In Man of Steel, Metropolis sure takes a pounding. Building after building after building gets a super-person thrown through it. Many collapse. Superman fought the same villain — General Zod (and cohort) — in Superman 2 (1981), including a battle in Times Square, but the worst property damage there was a smashed neon Coke billboard.
Plenty of blockbusters these days feature destroyed buildings and malevolent alien invaders. Here’s why: 9/11.
Movies that are blatantly about the Sept 11th attacks (25th Hour, World Trade Center, United 93) flopped, or only made a modest profit. Same with movies about conflicts in the Middle East (Jarhead, The Kingdom, Rendition, Syriana, The Hurt Locker). Same with movies that present the brokenness of the current system (Fair Game, W., Margin Call, Silver City, Lions for Lambs). The only exception I can think of is Zero Dark Thirty.
Movie audiences don’t seem to want a blatant confrontation with the troubles of the world when they sit down with a tub of popcorn. But give it to them disguised and it draws them right in.
The Avengers (2012) involves a sneak attack (by aliens) on New York City, and again — many, many buildings take a brutal pounding. Star Trek Into Darkness climaxes with a ship being flown into Starfleet headquarters in San Francisco, and many other buildings are levelled as well.
Olympus Has Fallen and White House Down both involve surprise attacks on the White House.
Man of Steel diverts us from the super-person battle to show us the staff of the Daily Planet standing on the street, staring in horror as a skyscraper topples. Editor Perry White tries to free a female staff member — a character we only meet in that scene — caught in the rubble.
Cloverfield (2008) is told from the point of view of a small group of friends trying to stay alive when a giant alien monster attacks Manhattan. They run through the streets and subway tunnels, not knowing what’s happening, why New York has been attacked, or how the government is retaliating.
Steven Spielberg’s remake of War of the Worlds (2005) similarly centres on a confused and frightened father trying to leave New York and keep his kids alive in the wake of a senseless and sudden alien attack.

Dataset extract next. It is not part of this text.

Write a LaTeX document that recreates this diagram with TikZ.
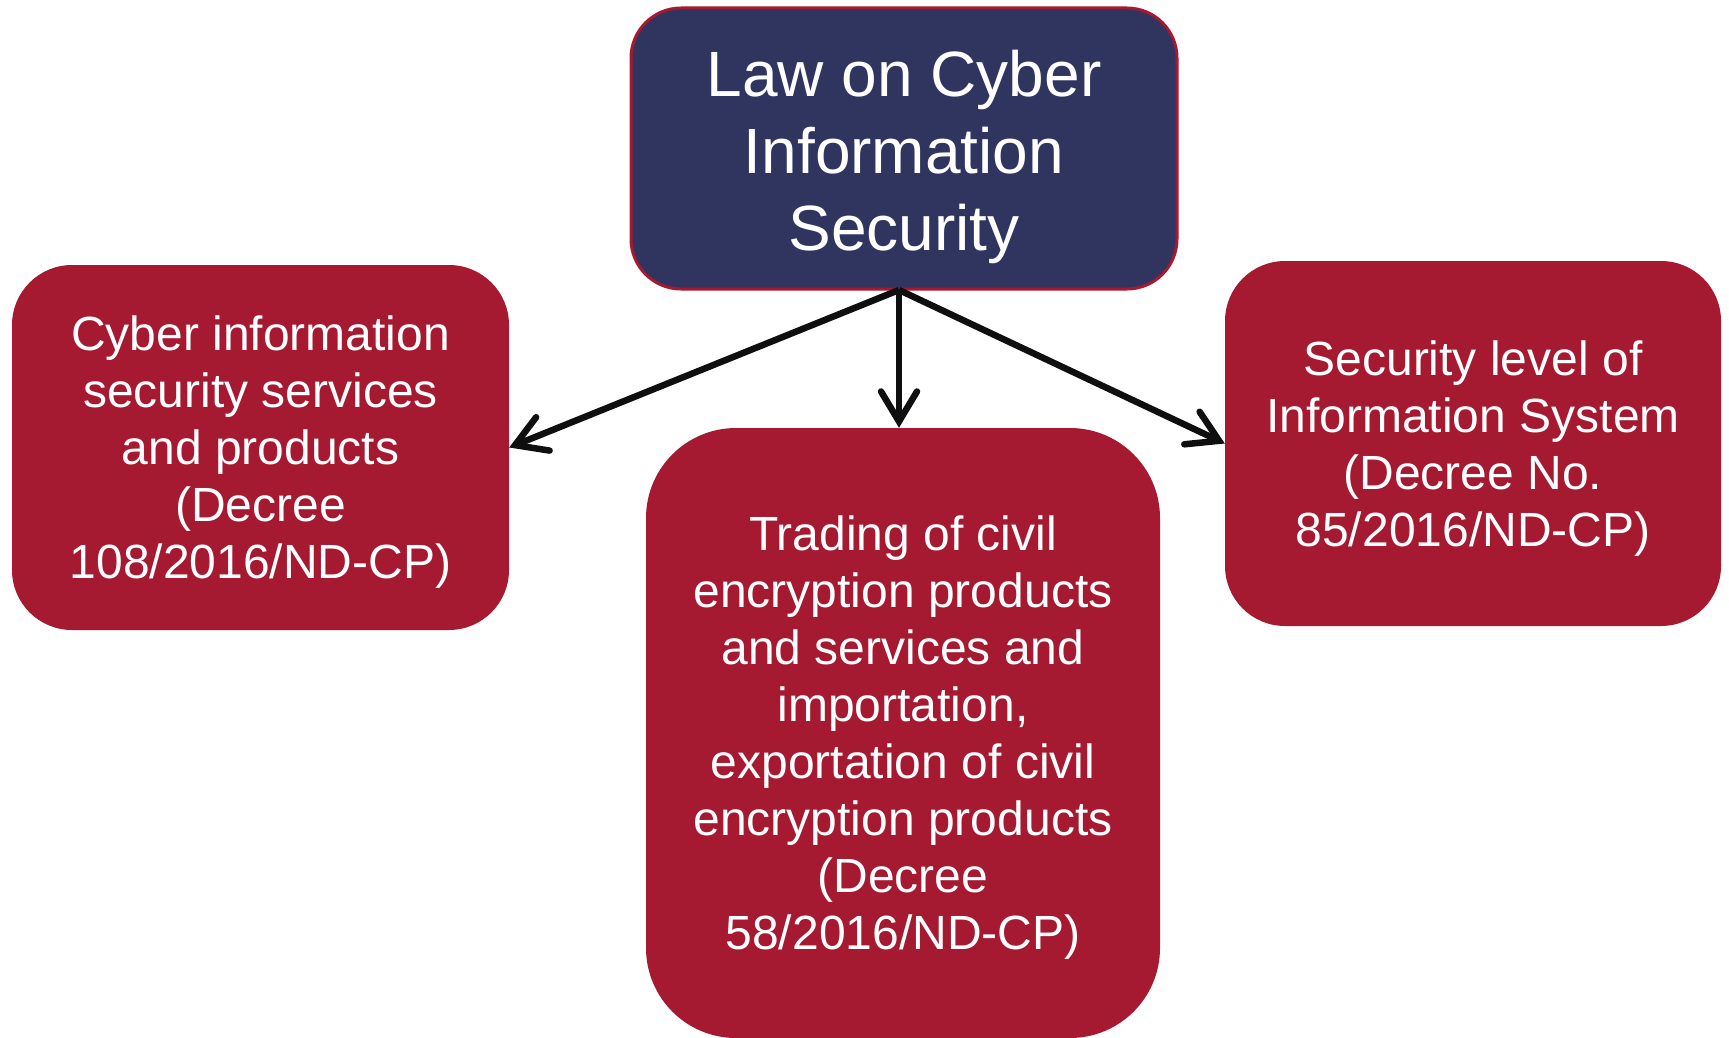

TV shows and comics are covering some of this territory too. Battlestar Galactica (2004 – 2009) starts with a surprise attack by androids indistinguishable from humans. Marvel Comics’ 2008 mini-series and cross-over event Secret Invasion involved a sudden attack from a race of shape-changing aliens. Both play up the fears of a post 9/11 US, where anyone could be a terrorist, or allied with them. And in both stories, the villains are religious fundamentalists.
In DC Comics, Lex Luthor became president in the 2000 election. In the Marvel Universe, Norman Osborn — a seemingly reformed Green Goblin — became America’s top law enforcement agent in 2007, his reign ending when he embarked on an unnecessary pre-emptive war against a non-threat.
There are more examples: Tony Stark becoming Iron Man (2008) in an Afghan cave and soon renouncing his pro-military ways, Batman using privacy invading technology to catch the Joker in The Dark Knight (2008), the copious zombie fiction that predicts the imminent decimation of human civilization. There will be more.
As easy as it is to dismiss these works as mere entertainment, their widespread popularity is revealing. They show that the collective shell shock of Sept 11th hasn’t fully dissipated. They point to just how pervasive the sense has become that Rome is burning.